Goal of the exercise: Report how many lines below contain the word "page". Give only the number.

Stored data
━━━━━━

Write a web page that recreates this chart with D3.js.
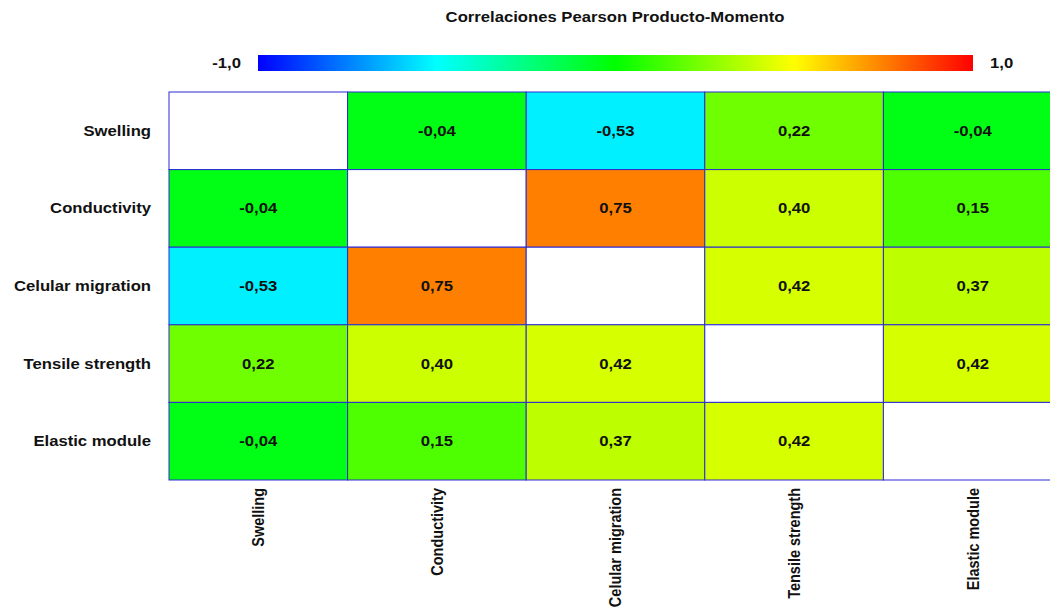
<!DOCTYPE html>
<html>
<head>
<meta charset="utf-8">
<script src="https://cdn.jsdelivr.net/npm/d3@7"></script>
<style>
  body { margin: 0; background: #fff; }
  svg text { font-family: "Liberation Sans", Arial, sans-serif; font-weight: bold; fill: #111; }
</style>
</head>
<body>
<svg id="chart" width="1050" height="609"></svg>
<script>
// variables in row/column order
var variables = ['Swelling', 'Conductivity', 'Celular migration', 'Tensile strength', 'Elastic module'];

// correlation rows (null = diagonal, left blank)
var rowSwelling     = [null, -0.04, -0.53, 0.22, -0.04];
var rowConductivity = [-0.04, null, 0.75, 0.40, 0.15];
var rowMigration    = [-0.53, 0.75, null, 0.42, 0.37];
var rowTensile      = [0.22, 0.40, 0.42, null, 0.42];
var rowElastic      = [-0.04, 0.15, 0.37, 0.42, null];
var matrix = [rowSwelling, rowConductivity, rowMigration, rowTensile, rowElastic];

var legendDomain = [-1, -0.5, 0, 0.5, 1];
var legendColors = ['#0000ff', '#00ffff', '#00ff00', '#ffff00', '#ff0000'];
var legendTicks  = ['-1,0', '1,0'];
var title = 'Correlaciones Pearson Producto-Momento';

var svg = d3.select('#chart');
var SX = 1.15; // the original text is a bit wide, stretch it

var color = d3.scaleLinear().domain(legendDomain).range(legendColors);
var fmt = function(v){ return d3.format('.2f')(v).replace('.', ',').replace('\u2212', '-'); };
var at = function(px, py){ return 'translate(' + px + ',' + py + ') scale(' + SX + ',1)'; };

// grid scales (last column runs off the page, like the original)
var x = d3.scaleBand().domain(variables).range([169, 169 + 5 * 178.6]);
var y = d3.scaleBand().domain(variables).range([92, 480]);

// flatten cells
var cells = [];
matrix.forEach(function(row, i){
  row.forEach(function(v, j){
    cells.push({ row: variables[i], col: variables[j], value: v });
  });
});

// title
svg.append('text')
  .attr('transform', at(615, 22))
  .attr('text-anchor', 'middle')
  .style('font-size', '14.5px')
  .text(title);

// colour bar
var grad = svg.append('defs').append('linearGradient')
  .attr('id', 'bar-grad').attr('x1', '0%').attr('x2', '100%');
legendDomain.forEach(function(d, i){
  grad.append('stop')
    .attr('offset', ((d + 1) / 2 * 100) + '%')
    .attr('stop-color', legendColors[i]);
});
var barX = d3.scaleLinear().domain([-1, 1]).range([258, 973]);
svg.append('rect')
  .attr('x', barX(-1)).attr('y', 55)
  .attr('width', barX(1) - barX(-1)).attr('height', 16)
  .attr('fill', 'url(#bar-grad)');
svg.append('text')
  .attr('transform', at(barX(-1) - 17, 68))
  .attr('text-anchor', 'end')
  .style('font-size', '14.5px')
  .text(legendTicks[0]);
svg.append('text')
  .attr('transform', at(barX(1) + 17, 68))
  .attr('text-anchor', 'start')
  .style('font-size', '14.5px')
  .text(legendTicks[1]);

// cells
svg.append('g').selectAll('rect')
  .data(cells)
  .join('rect')
    .attr('x', function(d){ return x(d.col); })
    .attr('y', function(d){ return y(d.row); })
    .attr('width', x.bandwidth())
    .attr('height', y.bandwidth())
    .attr('fill', function(d){ return d.value === null ? '#fff' : color(d.value); })
    .attr('stroke', '#2a2ad6')
    .attr('stroke-width', 1);

// cell values
svg.append('g').selectAll('text')
  .data(cells.filter(function(d){ return d.value !== null; }))
  .join('text')
    .attr('transform', function(d){
      return at(x(d.col) + x.bandwidth() / 2, y(d.row) + y.bandwidth() / 2);
    })
    .attr('dy', '0.35em')
    .attr('text-anchor', 'middle')
    .style('font-size', '14.5px')
    .text(function(d){ return fmt(d.value); });

// row labels
svg.append('g').selectAll('text')
  .data(variables)
  .join('text')
    .attr('transform', function(d){ return at(151, y(d) + y.bandwidth() / 2); })
    .attr('dy', '0.35em')
    .attr('text-anchor', 'end')
    .style('font-size', '14.5px')
    .text(function(d){ return d; });

// column labels, rotated (stretch goes across the glyphs, i.e. along page x)
svg.append('g').selectAll('text')
  .data(variables)
  .join('text')
    .attr('transform', function(d){
      return 'translate(' + (x(d) + x.bandwidth() / 2) + ',488) scale(' + SX + ',1) rotate(-90)';
    })
    .attr('dy', '0.35em')
    .attr('text-anchor', 'end')
    .style('font-size', '14.5px')
    .text(function(d){ return d; });
</script>
</body>
</html>
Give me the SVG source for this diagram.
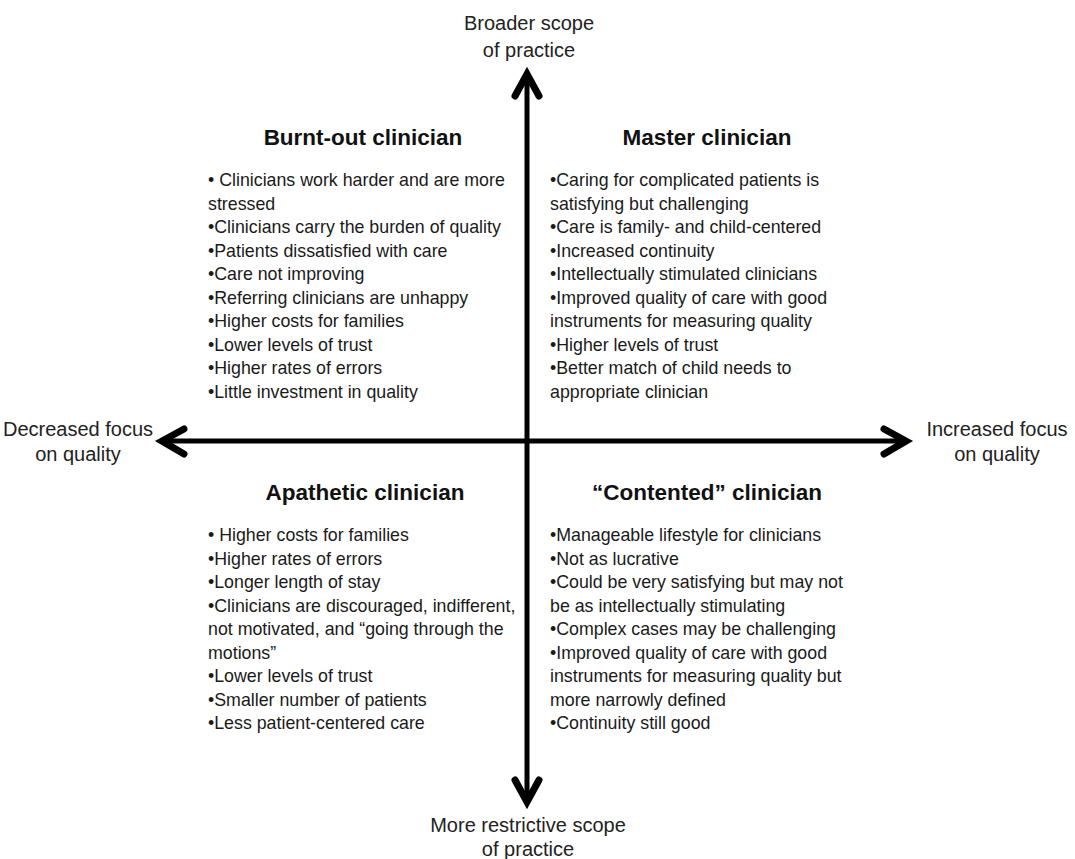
<svg xmlns="http://www.w3.org/2000/svg" width="1075" height="859" viewBox="0 0 1075 859">
<style>
.ax{stroke:#000;stroke-width:5;fill:none}
.hd{stroke:#000;stroke-width:7;fill:none;stroke-linejoin:miter;stroke-linecap:round}
.lab{font-family:"Liberation Sans",Arial,sans-serif;font-size:20px;fill:#222;text-anchor:middle}
.ttl{font-family:"Liberation Sans",Arial,sans-serif;font-size:22.5px;font-weight:bold;fill:#111;text-anchor:middle}
.bd{font-family:"Liberation Sans",Arial,sans-serif;font-size:17.8px;fill:#1a1a1a}
</style>
<rect width="1075" height="859" fill="#fff"/>
<g id="connectors">
<line class="ax" x1="527" y1="74" x2="527" y2="801"/>
<polyline class="hd" points="515,96 527,74 539,96"/>
<polyline class="hd" points="515,780 527,802 539,780"/>
<line class="ax" x1="163" y1="441" x2="905" y2="441"/>
<polyline class="hd" points="184,429 162,441 184,454"/>
<polyline class="hd" points="884,429 906,441 884,454"/>
</g>
<g id="axis-top"><text class="lab" x="529" y="30">Broader scope</text><text class="lab" x="529" y="57">of practice</text></g>
<g id="axis-bottom"><text class="lab" x="528" y="832">More restrictive scope</text><text class="lab" x="528" y="856">of practice</text></g>
<g id="axis-left"><text class="lab" x="78" y="436">Decreased focus</text><text class="lab" x="78" y="461">on quality</text></g>
<g id="axis-right"><text class="lab" x="997" y="436">Increased focus</text><text class="lab" x="997" y="461">on quality</text></g>
<g id="burnt-out">
<text class="ttl" x="363" y="145">Burnt-out clinician</text>
<text class="bd" x="208" y="186">• Clinicians work harder and are more</text>
<text class="bd" x="208" y="209.5">stressed</text>
<text class="bd" x="208" y="233">•Clinicians carry the burden of quality</text>
<text class="bd" x="208" y="256.5">•Patients dissatisfied with care</text>
<text class="bd" x="208" y="280">•Care not improving</text>
<text class="bd" x="208" y="303.5">•Referring clinicians are unhappy</text>
<text class="bd" x="208" y="327">•Higher costs for families</text>
<text class="bd" x="208" y="350.5">•Lower levels of trust</text>
<text class="bd" x="208" y="374">•Higher rates of errors</text>
<text class="bd" x="208" y="397.5">•Little investment in quality</text>
</g>
<g id="master">
<text class="ttl" x="707" y="145">Master clinician</text>
<text class="bd" x="550" y="186">•Caring for complicated patients is</text>
<text class="bd" x="550" y="209.5">satisfying but challenging</text>
<text class="bd" x="550" y="233">•Care is family- and child-centered</text>
<text class="bd" x="550" y="256.5">•Increased continuity</text>
<text class="bd" x="550" y="280">•Intellectually stimulated clinicians</text>
<text class="bd" x="550" y="303.5">•Improved quality of care with good</text>
<text class="bd" x="550" y="327">instruments for measuring quality</text>
<text class="bd" x="550" y="350.5">•Higher levels of trust</text>
<text class="bd" x="550" y="374">•Better match of child needs to</text>
<text class="bd" x="550" y="397.5">appropriate clinician</text>
</g>
<g id="apathetic">
<text class="ttl" x="365" y="500">Apathetic clinician</text>
<text class="bd" x="208" y="541">• Higher costs for families</text>
<text class="bd" x="208" y="564.5">•Higher rates of errors</text>
<text class="bd" x="208" y="588">•Longer length of stay</text>
<text class="bd" x="208" y="611.5">•Clinicians are discouraged, indifferent,</text>
<text class="bd" x="208" y="635">not motivated, and “going through the</text>
<text class="bd" x="208" y="658.5">motions”</text>
<text class="bd" x="208" y="682">•Lower levels of trust</text>
<text class="bd" x="208" y="705.5">•Smaller number of patients</text>
<text class="bd" x="208" y="729">•Less patient-centered care</text>
</g>
<g id="contented">
<text class="ttl" x="707" y="500">“Contented” clinician</text>
<text class="bd" x="550" y="541">•Manageable lifestyle for clinicians</text>
<text class="bd" x="550" y="564.5">•Not as lucrative</text>
<text class="bd" x="550" y="588">•Could be very satisfying but may not</text>
<text class="bd" x="550" y="611.5">be as intellectually stimulating</text>
<text class="bd" x="550" y="635">•Complex cases may be challenging</text>
<text class="bd" x="550" y="658.5">•Improved quality of care with good</text>
<text class="bd" x="550" y="682">instruments for measuring quality but</text>
<text class="bd" x="550" y="705.5">more narrowly defined</text>
<text class="bd" x="550" y="729">•Continuity still good</text>
</g>
</svg>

━━━━━━

Problem solution: 3